──────── DATA SECTION

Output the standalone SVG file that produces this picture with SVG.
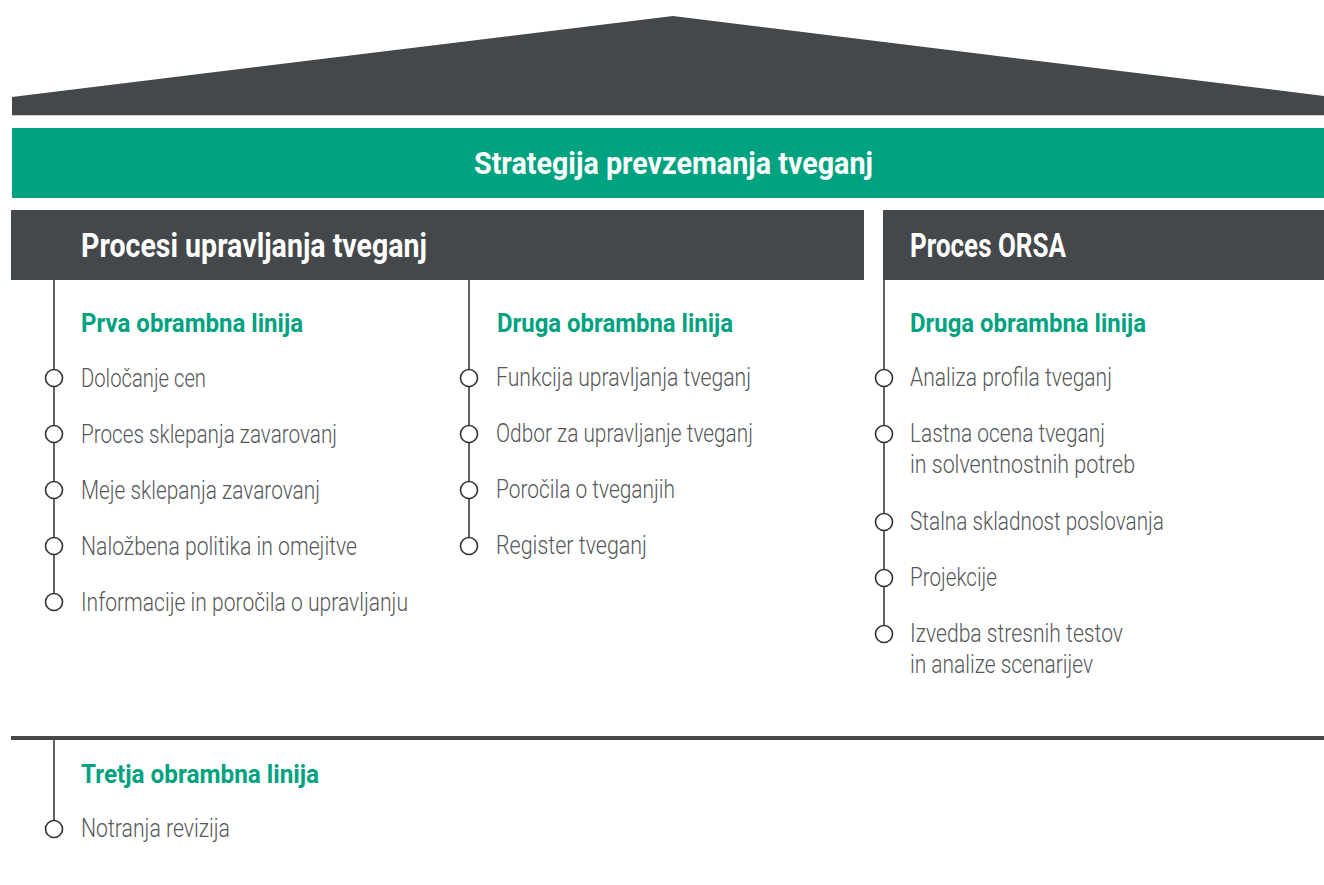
<svg xmlns="http://www.w3.org/2000/svg" width="1324" height="885" viewBox="0 0 1324 885">
<style>
.dark{fill:#45484b}
.green{fill:#00a27f}
.title{font-family:Roboto,"Liberation Sans",sans-serif;font-weight:700;fill:#fff}
.sub{font-family:Roboto,"Liberation Sans",sans-serif;font-weight:700;font-size:25px;fill:#00a27f}
.item{font-family:Roboto,"Liberation Sans",sans-serif;font-weight:300;font-size:25px;fill:#555759}
.vl{stroke:#3a3a3a;stroke-width:1.6;fill:none}
.dot{fill:#fff;stroke:#333;stroke-width:1.6}
</style>
<rect width="1324" height="885" fill="#fff"/>
<g id="roof">
<polygon class="dark" points="12,97 673,16 1324,96 1324,115 12,115"/>
<line x1="12" y1="115.5" x2="1324" y2="115.5" stroke="#c8c9ca" stroke-width="1"/>
</g>
<g id="strategy">
<rect class="green" x="12" y="128" width="1312" height="70"/>
<text class="title" x="474" y="174" font-size="32" textLength="399" lengthAdjust="spacingAndGlyphs">Strategija prevzemanja tveganj</text>
</g>
<g id="header-procesi">
<rect class="dark" x="11" y="210" width="853" height="70"/>
<text class="title" x="81" y="257" font-size="34" textLength="346" lengthAdjust="spacingAndGlyphs">Procesi upravljanja tveganj</text>
</g>
<g id="header-orsa">
<rect class="dark" x="883" y="210" width="441" height="70"/>
<text class="title" x="910" y="257" font-size="34" textLength="156" lengthAdjust="spacingAndGlyphs">Proces ORSA</text>
</g>
<g id="bottom-bar">
<rect class="dark" x="11" y="736" width="1313" height="4"/>
</g>
<g id="connectors">
<line class="vl" x1="54" y1="280" x2="54" y2="602"/>
<line class="vl" x1="469" y1="280" x2="469" y2="546"/>
<line class="vl" x1="884" y1="280" x2="884" y2="634"/>
<line class="vl" x1="54" y1="740" x2="54" y2="829"/>
</g>
<g id="prva">
<text class="sub" x="81" y="332" textLength="222" lengthAdjust="spacingAndGlyphs">Prva obrambna linija</text>
<circle class="dot" cx="54" cy="378" r="8.5"/>
<text class="item" x="81" y="387" textLength="125" lengthAdjust="spacingAndGlyphs">Določanje cen</text>
<circle class="dot" cx="54" cy="434" r="8.5"/>
<text class="item" x="81" y="443" textLength="256" lengthAdjust="spacingAndGlyphs">Proces sklepanja zavarovanj</text>
<circle class="dot" cx="54" cy="490" r="8.5"/>
<text class="item" x="81" y="499" textLength="239" lengthAdjust="spacingAndGlyphs">Meje sklepanja zavarovanj</text>
<circle class="dot" cx="54" cy="546" r="8.5"/>
<text class="item" x="81" y="555" textLength="276" lengthAdjust="spacingAndGlyphs">Naložbena politika in omejitve</text>
<circle class="dot" cx="54" cy="602" r="8.5"/>
<text class="item" x="81" y="611" textLength="327" lengthAdjust="spacingAndGlyphs">Informacije in poročila o upravljanju</text>
</g>
<g id="druga-procesi">
<text class="sub" x="497" y="332" textLength="236" lengthAdjust="spacingAndGlyphs">Druga obrambna linija</text>
<circle class="dot" cx="469" cy="378" r="8.5"/>
<text class="item" x="496" y="386" textLength="255" lengthAdjust="spacingAndGlyphs">Funkcija upravljanja tveganj</text>
<circle class="dot" cx="469" cy="434" r="8.5"/>
<text class="item" x="496" y="442" textLength="257" lengthAdjust="spacingAndGlyphs">Odbor za upravljanje tveganj</text>
<circle class="dot" cx="469" cy="490" r="8.5"/>
<text class="item" x="496" y="498" textLength="179" lengthAdjust="spacingAndGlyphs">Poročila o tveganjih</text>
<circle class="dot" cx="469" cy="546" r="8.5"/>
<text class="item" x="496" y="554" textLength="151" lengthAdjust="spacingAndGlyphs">Register tveganj</text>
</g>
<g id="druga-orsa">
<text class="sub" x="910" y="332" textLength="236" lengthAdjust="spacingAndGlyphs">Druga obrambna linija</text>
<circle class="dot" cx="884" cy="378" r="8.5"/>
<text class="item" x="910" y="386" textLength="202" lengthAdjust="spacingAndGlyphs">Analiza profila tveganj</text>
<circle class="dot" cx="884" cy="434" r="8.5"/>
<text class="item" x="910" y="442" textLength="195" lengthAdjust="spacingAndGlyphs">Lastna ocena tveganj</text>
<text class="item" x="910" y="473" textLength="225" lengthAdjust="spacingAndGlyphs">in solventnostnih potreb</text>
<circle class="dot" cx="884" cy="522" r="8.5"/>
<text class="item" x="910" y="530" textLength="254" lengthAdjust="spacingAndGlyphs">Stalna skladnost poslovanja</text>
<circle class="dot" cx="884" cy="578" r="8.5"/>
<text class="item" x="910" y="586" textLength="87" lengthAdjust="spacingAndGlyphs">Projekcije</text>
<circle class="dot" cx="884" cy="634" r="8.5"/>
<text class="item" x="910" y="642" textLength="213" lengthAdjust="spacingAndGlyphs">Izvedba stresnih testov</text>
<text class="item" x="910" y="673" textLength="183" lengthAdjust="spacingAndGlyphs">in analize scenarijev</text>
</g>
<g id="tretja">
<text class="sub" x="81" y="783" textLength="238" lengthAdjust="spacingAndGlyphs">Tretja obrambna linija</text>
<circle class="dot" cx="54" cy="829" r="8.5"/>
<text class="item" x="81" y="837" textLength="149" lengthAdjust="spacingAndGlyphs">Notranja revizija</text>
</g>
</svg>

────────────────

▶ WHAT TO PRODUCE
Exactly as written, return every line of the listing, but not the pictures.

▶ SOLUTION TO THE PROBLEM
Output the standalone SVG file that produces this picture with SVG.
<svg xmlns="http://www.w3.org/2000/svg" width="1324" height="885" viewBox="0 0 1324 885">
<style>
.dark{fill:#45484b}
.green{fill:#00a27f}
.title{font-family:Roboto,"Liberation Sans",sans-serif;font-weight:700;fill:#fff}
.sub{font-family:Roboto,"Liberation Sans",sans-serif;font-weight:700;font-size:25px;fill:#00a27f}
.item{font-family:Roboto,"Liberation Sans",sans-serif;font-weight:300;font-size:25px;fill:#555759}
.vl{stroke:#3a3a3a;stroke-width:1.6;fill:none}
.dot{fill:#fff;stroke:#333;stroke-width:1.6}
</style>
<rect width="1324" height="885" fill="#fff"/>
<g id="roof">
<polygon class="dark" points="12,97 673,16 1324,96 1324,115 12,115"/>
<line x1="12" y1="115.5" x2="1324" y2="115.5" stroke="#c8c9ca" stroke-width="1"/>
</g>
<g id="strategy">
<rect class="green" x="12" y="128" width="1312" height="70"/>
<text class="title" x="474" y="174" font-size="32" textLength="399" lengthAdjust="spacingAndGlyphs">Strategija prevzemanja tveganj</text>
</g>
<g id="header-procesi">
<rect class="dark" x="11" y="210" width="853" height="70"/>
<text class="title" x="81" y="257" font-size="34" textLength="346" lengthAdjust="spacingAndGlyphs">Procesi upravljanja tveganj</text>
</g>
<g id="header-orsa">
<rect class="dark" x="883" y="210" width="441" height="70"/>
<text class="title" x="910" y="257" font-size="34" textLength="156" lengthAdjust="spacingAndGlyphs">Proces ORSA</text>
</g>
<g id="bottom-bar">
<rect class="dark" x="11" y="736" width="1313" height="4"/>
</g>
<g id="connectors">
<line class="vl" x1="54" y1="280" x2="54" y2="602"/>
<line class="vl" x1="469" y1="280" x2="469" y2="546"/>
<line class="vl" x1="884" y1="280" x2="884" y2="634"/>
<line class="vl" x1="54" y1="740" x2="54" y2="829"/>
</g>
<g id="prva">
<text class="sub" x="81" y="332" textLength="222" lengthAdjust="spacingAndGlyphs">Prva obrambna linija</text>
<circle class="dot" cx="54" cy="378" r="8.5"/>
<text class="item" x="81" y="387" textLength="125" lengthAdjust="spacingAndGlyphs">Določanje cen</text>
<circle class="dot" cx="54" cy="434" r="8.5"/>
<text class="item" x="81" y="443" textLength="256" lengthAdjust="spacingAndGlyphs">Proces sklepanja zavarovanj</text>
<circle class="dot" cx="54" cy="490" r="8.5"/>
<text class="item" x="81" y="499" textLength="239" lengthAdjust="spacingAndGlyphs">Meje sklepanja zavarovanj</text>
<circle class="dot" cx="54" cy="546" r="8.5"/>
<text class="item" x="81" y="555" textLength="276" lengthAdjust="spacingAndGlyphs">Naložbena politika in omejitve</text>
<circle class="dot" cx="54" cy="602" r="8.5"/>
<text class="item" x="81" y="611" textLength="327" lengthAdjust="spacingAndGlyphs">Informacije in poročila o upravljanju</text>
</g>
<g id="druga-procesi">
<text class="sub" x="497" y="332" textLength="236" lengthAdjust="spacingAndGlyphs">Druga obrambna linija</text>
<circle class="dot" cx="469" cy="378" r="8.5"/>
<text class="item" x="496" y="386" textLength="255" lengthAdjust="spacingAndGlyphs">Funkcija upravljanja tveganj</text>
<circle class="dot" cx="469" cy="434" r="8.5"/>
<text class="item" x="496" y="442" textLength="257" lengthAdjust="spacingAndGlyphs">Odbor za upravljanje tveganj</text>
<circle class="dot" cx="469" cy="490" r="8.5"/>
<text class="item" x="496" y="498" textLength="179" lengthAdjust="spacingAndGlyphs">Poročila o tveganjih</text>
<circle class="dot" cx="469" cy="546" r="8.5"/>
<text class="item" x="496" y="554" textLength="151" lengthAdjust="spacingAndGlyphs">Register tveganj</text>
</g>
<g id="druga-orsa">
<text class="sub" x="910" y="332" textLength="236" lengthAdjust="spacingAndGlyphs">Druga obrambna linija</text>
<circle class="dot" cx="884" cy="378" r="8.5"/>
<text class="item" x="910" y="386" textLength="202" lengthAdjust="spacingAndGlyphs">Analiza profila tveganj</text>
<circle class="dot" cx="884" cy="434" r="8.5"/>
<text class="item" x="910" y="442" textLength="195" lengthAdjust="spacingAndGlyphs">Lastna ocena tveganj</text>
<text class="item" x="910" y="473" textLength="225" lengthAdjust="spacingAndGlyphs">in solventnostnih potreb</text>
<circle class="dot" cx="884" cy="522" r="8.5"/>
<text class="item" x="910" y="530" textLength="254" lengthAdjust="spacingAndGlyphs">Stalna skladnost poslovanja</text>
<circle class="dot" cx="884" cy="578" r="8.5"/>
<text class="item" x="910" y="586" textLength="87" lengthAdjust="spacingAndGlyphs">Projekcije</text>
<circle class="dot" cx="884" cy="634" r="8.5"/>
<text class="item" x="910" y="642" textLength="213" lengthAdjust="spacingAndGlyphs">Izvedba stresnih testov</text>
<text class="item" x="910" y="673" textLength="183" lengthAdjust="spacingAndGlyphs">in analize scenarijev</text>
</g>
<g id="tretja">
<text class="sub" x="81" y="783" textLength="238" lengthAdjust="spacingAndGlyphs">Tretja obrambna linija</text>
<circle class="dot" cx="54" cy="829" r="8.5"/>
<text class="item" x="81" y="837" textLength="149" lengthAdjust="spacingAndGlyphs">Notranja revizija</text>
</g>
</svg>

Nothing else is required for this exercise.